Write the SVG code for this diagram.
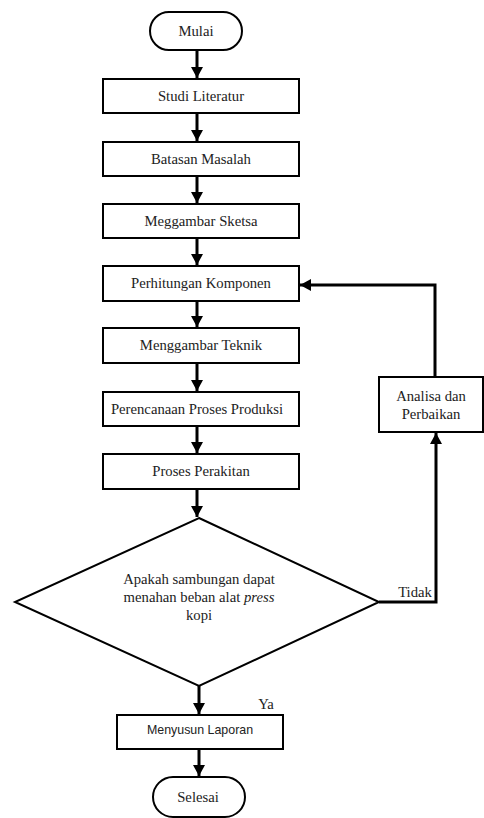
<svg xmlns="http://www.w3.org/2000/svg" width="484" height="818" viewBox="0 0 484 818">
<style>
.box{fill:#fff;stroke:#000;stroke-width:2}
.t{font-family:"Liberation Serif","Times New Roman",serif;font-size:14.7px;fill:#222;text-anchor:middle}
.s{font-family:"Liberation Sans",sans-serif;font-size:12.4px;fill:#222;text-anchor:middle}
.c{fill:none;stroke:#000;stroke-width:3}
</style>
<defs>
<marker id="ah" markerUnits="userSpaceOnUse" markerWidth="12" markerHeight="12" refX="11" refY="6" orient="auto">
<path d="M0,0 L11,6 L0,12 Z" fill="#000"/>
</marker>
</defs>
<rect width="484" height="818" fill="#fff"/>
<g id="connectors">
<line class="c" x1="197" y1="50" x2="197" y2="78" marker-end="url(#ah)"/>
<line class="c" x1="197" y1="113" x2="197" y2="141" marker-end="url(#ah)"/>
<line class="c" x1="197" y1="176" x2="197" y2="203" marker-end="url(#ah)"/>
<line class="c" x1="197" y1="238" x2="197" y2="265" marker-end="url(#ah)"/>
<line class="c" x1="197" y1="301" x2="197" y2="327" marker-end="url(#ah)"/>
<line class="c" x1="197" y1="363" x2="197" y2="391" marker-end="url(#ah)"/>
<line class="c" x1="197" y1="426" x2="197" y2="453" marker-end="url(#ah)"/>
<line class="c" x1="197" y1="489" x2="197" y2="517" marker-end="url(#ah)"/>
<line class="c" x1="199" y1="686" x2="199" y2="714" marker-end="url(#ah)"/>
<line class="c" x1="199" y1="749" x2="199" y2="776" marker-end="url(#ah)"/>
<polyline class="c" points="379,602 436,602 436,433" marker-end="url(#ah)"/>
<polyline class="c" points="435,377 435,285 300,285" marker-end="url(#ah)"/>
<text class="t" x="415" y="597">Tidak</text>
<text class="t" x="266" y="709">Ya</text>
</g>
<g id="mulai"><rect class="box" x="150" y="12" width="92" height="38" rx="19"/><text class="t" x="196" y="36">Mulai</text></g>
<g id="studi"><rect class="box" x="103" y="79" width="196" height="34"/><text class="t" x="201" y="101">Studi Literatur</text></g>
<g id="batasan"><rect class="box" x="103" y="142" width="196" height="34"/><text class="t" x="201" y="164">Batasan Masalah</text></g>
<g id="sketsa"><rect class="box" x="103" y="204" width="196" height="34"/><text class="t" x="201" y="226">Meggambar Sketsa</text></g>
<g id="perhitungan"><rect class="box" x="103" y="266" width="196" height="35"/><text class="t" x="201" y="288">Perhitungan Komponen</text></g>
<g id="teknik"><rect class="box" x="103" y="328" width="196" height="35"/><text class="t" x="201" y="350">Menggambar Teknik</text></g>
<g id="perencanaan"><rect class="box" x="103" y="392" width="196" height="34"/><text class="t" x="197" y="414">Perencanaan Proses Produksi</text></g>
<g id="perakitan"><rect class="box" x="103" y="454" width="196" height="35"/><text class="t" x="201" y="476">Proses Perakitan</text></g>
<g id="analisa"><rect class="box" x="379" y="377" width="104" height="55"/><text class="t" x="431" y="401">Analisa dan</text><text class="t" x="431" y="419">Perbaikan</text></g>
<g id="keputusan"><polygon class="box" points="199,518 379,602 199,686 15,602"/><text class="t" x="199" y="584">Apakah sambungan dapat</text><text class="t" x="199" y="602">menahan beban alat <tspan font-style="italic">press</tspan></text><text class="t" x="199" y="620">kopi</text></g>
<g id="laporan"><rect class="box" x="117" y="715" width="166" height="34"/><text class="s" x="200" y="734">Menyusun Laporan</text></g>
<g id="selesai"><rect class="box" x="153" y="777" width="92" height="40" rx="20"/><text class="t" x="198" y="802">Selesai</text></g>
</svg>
******
[Exercise details]
Without the pictures, write out all of the material exactly.

[Reply to the exercise]
Write the SVG code for this diagram.
<svg xmlns="http://www.w3.org/2000/svg" width="484" height="818" viewBox="0 0 484 818">
<style>
.box{fill:#fff;stroke:#000;stroke-width:2}
.t{font-family:"Liberation Serif","Times New Roman",serif;font-size:14.7px;fill:#222;text-anchor:middle}
.s{font-family:"Liberation Sans",sans-serif;font-size:12.4px;fill:#222;text-anchor:middle}
.c{fill:none;stroke:#000;stroke-width:3}
</style>
<defs>
<marker id="ah" markerUnits="userSpaceOnUse" markerWidth="12" markerHeight="12" refX="11" refY="6" orient="auto">
<path d="M0,0 L11,6 L0,12 Z" fill="#000"/>
</marker>
</defs>
<rect width="484" height="818" fill="#fff"/>
<g id="connectors">
<line class="c" x1="197" y1="50" x2="197" y2="78" marker-end="url(#ah)"/>
<line class="c" x1="197" y1="113" x2="197" y2="141" marker-end="url(#ah)"/>
<line class="c" x1="197" y1="176" x2="197" y2="203" marker-end="url(#ah)"/>
<line class="c" x1="197" y1="238" x2="197" y2="265" marker-end="url(#ah)"/>
<line class="c" x1="197" y1="301" x2="197" y2="327" marker-end="url(#ah)"/>
<line class="c" x1="197" y1="363" x2="197" y2="391" marker-end="url(#ah)"/>
<line class="c" x1="197" y1="426" x2="197" y2="453" marker-end="url(#ah)"/>
<line class="c" x1="197" y1="489" x2="197" y2="517" marker-end="url(#ah)"/>
<line class="c" x1="199" y1="686" x2="199" y2="714" marker-end="url(#ah)"/>
<line class="c" x1="199" y1="749" x2="199" y2="776" marker-end="url(#ah)"/>
<polyline class="c" points="379,602 436,602 436,433" marker-end="url(#ah)"/>
<polyline class="c" points="435,377 435,285 300,285" marker-end="url(#ah)"/>
<text class="t" x="415" y="597">Tidak</text>
<text class="t" x="266" y="709">Ya</text>
</g>
<g id="mulai"><rect class="box" x="150" y="12" width="92" height="38" rx="19"/><text class="t" x="196" y="36">Mulai</text></g>
<g id="studi"><rect class="box" x="103" y="79" width="196" height="34"/><text class="t" x="201" y="101">Studi Literatur</text></g>
<g id="batasan"><rect class="box" x="103" y="142" width="196" height="34"/><text class="t" x="201" y="164">Batasan Masalah</text></g>
<g id="sketsa"><rect class="box" x="103" y="204" width="196" height="34"/><text class="t" x="201" y="226">Meggambar Sketsa</text></g>
<g id="perhitungan"><rect class="box" x="103" y="266" width="196" height="35"/><text class="t" x="201" y="288">Perhitungan Komponen</text></g>
<g id="teknik"><rect class="box" x="103" y="328" width="196" height="35"/><text class="t" x="201" y="350">Menggambar Teknik</text></g>
<g id="perencanaan"><rect class="box" x="103" y="392" width="196" height="34"/><text class="t" x="197" y="414">Perencanaan Proses Produksi</text></g>
<g id="perakitan"><rect class="box" x="103" y="454" width="196" height="35"/><text class="t" x="201" y="476">Proses Perakitan</text></g>
<g id="analisa"><rect class="box" x="379" y="377" width="104" height="55"/><text class="t" x="431" y="401">Analisa dan</text><text class="t" x="431" y="419">Perbaikan</text></g>
<g id="keputusan"><polygon class="box" points="199,518 379,602 199,686 15,602"/><text class="t" x="199" y="584">Apakah sambungan dapat</text><text class="t" x="199" y="602">menahan beban alat <tspan font-style="italic">press</tspan></text><text class="t" x="199" y="620">kopi</text></g>
<g id="laporan"><rect class="box" x="117" y="715" width="166" height="34"/><text class="s" x="200" y="734">Menyusun Laporan</text></g>
<g id="selesai"><rect class="box" x="153" y="777" width="92" height="40" rx="20"/><text class="t" x="198" y="802">Selesai</text></g>
</svg>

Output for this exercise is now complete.